Bethesda is also embracing the concept of “value” over “replayability”.
Bethesda may be moving towards having multiplayer in a lot of its upcoming games – for instance, Fallout is going towards multiplayer with Fallout 76, as is Wolfenstein with Wolfenstein: Youngblood, while DOOM: Eternal will have new multiplayer elements too – but the company still embraces single player games as part of its identity and heritage.
Speaking to IGN, Bethesda’s VP of marketing Pete Hines noted that while the company has made, and continues to make, multiplayer and social games, single player titles are still fundamentally a part of how the company views itself.

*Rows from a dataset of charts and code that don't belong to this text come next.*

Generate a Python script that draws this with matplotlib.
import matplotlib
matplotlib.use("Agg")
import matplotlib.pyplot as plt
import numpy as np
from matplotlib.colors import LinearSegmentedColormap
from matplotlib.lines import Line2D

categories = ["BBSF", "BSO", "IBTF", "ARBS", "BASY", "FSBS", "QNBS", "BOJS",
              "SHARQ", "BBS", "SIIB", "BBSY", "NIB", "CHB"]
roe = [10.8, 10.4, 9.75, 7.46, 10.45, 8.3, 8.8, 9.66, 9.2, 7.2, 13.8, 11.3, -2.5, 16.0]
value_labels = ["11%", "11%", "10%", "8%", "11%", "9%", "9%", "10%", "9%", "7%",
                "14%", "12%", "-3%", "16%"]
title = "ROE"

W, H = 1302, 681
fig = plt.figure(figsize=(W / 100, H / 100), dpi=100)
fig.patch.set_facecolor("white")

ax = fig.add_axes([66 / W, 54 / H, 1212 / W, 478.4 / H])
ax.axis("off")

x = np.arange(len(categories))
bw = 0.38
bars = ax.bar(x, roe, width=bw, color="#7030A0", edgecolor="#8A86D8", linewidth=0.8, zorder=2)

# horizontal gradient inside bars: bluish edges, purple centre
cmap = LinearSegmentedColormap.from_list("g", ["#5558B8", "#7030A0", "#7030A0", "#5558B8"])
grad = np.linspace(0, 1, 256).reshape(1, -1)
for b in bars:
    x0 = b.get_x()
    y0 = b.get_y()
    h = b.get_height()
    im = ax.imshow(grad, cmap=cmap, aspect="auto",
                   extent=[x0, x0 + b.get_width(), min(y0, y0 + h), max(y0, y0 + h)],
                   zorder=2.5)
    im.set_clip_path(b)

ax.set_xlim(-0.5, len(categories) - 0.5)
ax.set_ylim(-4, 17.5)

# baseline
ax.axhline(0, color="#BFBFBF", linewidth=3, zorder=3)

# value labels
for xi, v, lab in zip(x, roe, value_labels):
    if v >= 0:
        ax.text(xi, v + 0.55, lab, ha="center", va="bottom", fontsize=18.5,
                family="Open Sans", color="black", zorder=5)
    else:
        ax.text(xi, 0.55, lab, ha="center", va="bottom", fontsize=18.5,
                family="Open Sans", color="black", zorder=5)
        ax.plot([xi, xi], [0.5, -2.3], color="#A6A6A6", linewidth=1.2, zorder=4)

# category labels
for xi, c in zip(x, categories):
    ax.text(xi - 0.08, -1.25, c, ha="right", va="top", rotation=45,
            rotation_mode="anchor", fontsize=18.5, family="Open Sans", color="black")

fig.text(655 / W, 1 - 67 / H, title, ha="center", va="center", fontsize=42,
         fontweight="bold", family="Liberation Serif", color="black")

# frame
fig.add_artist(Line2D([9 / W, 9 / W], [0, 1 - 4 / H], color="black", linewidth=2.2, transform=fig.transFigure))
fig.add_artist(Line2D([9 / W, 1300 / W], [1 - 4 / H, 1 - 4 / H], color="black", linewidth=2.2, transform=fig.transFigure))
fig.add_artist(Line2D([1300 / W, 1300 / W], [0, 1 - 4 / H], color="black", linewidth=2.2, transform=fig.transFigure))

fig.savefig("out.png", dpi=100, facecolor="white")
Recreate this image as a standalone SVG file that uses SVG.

“Single player is part of who we are,” he said. “We’re also the folks that make Elder Scrolls Online. We make Quake Champions. We make Elder Scrolls: Legends. But single player is part of who we are.”
That said, how Bethesda approaches single player games has changed- rather than focusing on the concept of replayability, Hines said, the developer now looks at value, so that the player who pays $60 for a Bethesda game still feels like they got their money’s worth.
“We have a joke in the office,” Hines said. “I have banned the word replayable because that’s not a feature. Every game is replayable. Tetris is replayable. Every game can be replayed from the beginning. That’s not unique. That’s not a feature.”
Which is fair- even a short single player only game like The Order 1886 can be played multiple times ad infinitum, after all. Making that experience, whether the player plays the game once or many times, worth it and compelling is where the challenge lies. Thankfully enough, at least, that is one area where Bethesda games have no problems, thanks to their emphasis on player agency and emergent gameplay, which keeps things fresh. Going forward, hopefully Bethesda remembers to retain this quality in all its games.
Fallout 76 launches on the PS4, Xbox One, and PC on November 14 this year.